Ahora bien, ¿cuánto antes de 1989 desapareció la vigencia de la revolución? ¿Cuándo empezó la decadencia? ¿Cuándo, si la falta de democracia y la ineficiencia económica era evidente desde mucho antes de 1980, y aun, de 1970; si la libreta de racionamiento se estableció en 1962 y los Comités de Defensa de la Revolución en 1960?

Ponerse a buscar un momento en que la revolución dejó de ser revolucionaria conduce al fracaso; siempre hay uno anterior: la Revolución es o los cincuenta años de dictadura, o aquel momento único, el "minuto sagrado" que describiera Piñera, en que el pueblo fue por una vez el dueño absoluto de la ciudad. Si reconocemos que ese "triunfo psicológico" —recordemos el auge nacionalista del año 1959, con sus postalitas y sus cuchillas de afeitar— no ha traído sino miseria y dictadura, debemos preguntarnos si el nacionalismo necesita realmente una "victoria sicológica" como la de México en 1938.

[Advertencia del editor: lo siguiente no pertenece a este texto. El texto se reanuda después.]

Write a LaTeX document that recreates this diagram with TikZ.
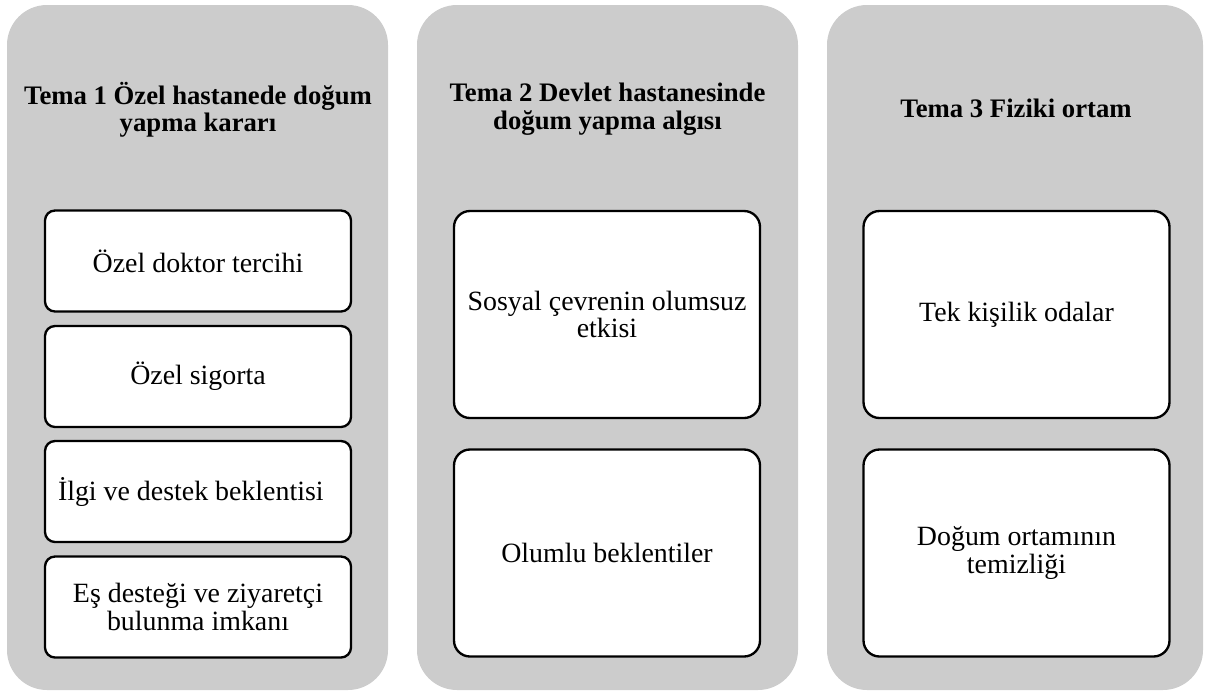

La esencia de la revolución, inalterable por cinco décadas, es justamente la negación de la democracia y la ineficiencia económica. Por ello, no queda claro de qué legado habla Pérez-Stable cuando en las conclusiones de aquel libro, intentando salvar una vez más la supuesta esencia revolucionaria de su corrupción, afirma: "mientras el revolucionario Fidel había consolidado una Cuba de mayor igualdad y soberanía, el caudillo Castro estaba destruyendo el legado de la revolución" (p. 341).

El legado de la revolución es exactamente el mismo que el del comunismo en los países de Europa del Este: una "nueva clase" que controla la economía y se prepara para reciclarse en la transición, un país destruido y miserable, un pueblo carente de cultura cívica, hastiado de consignas y discursos.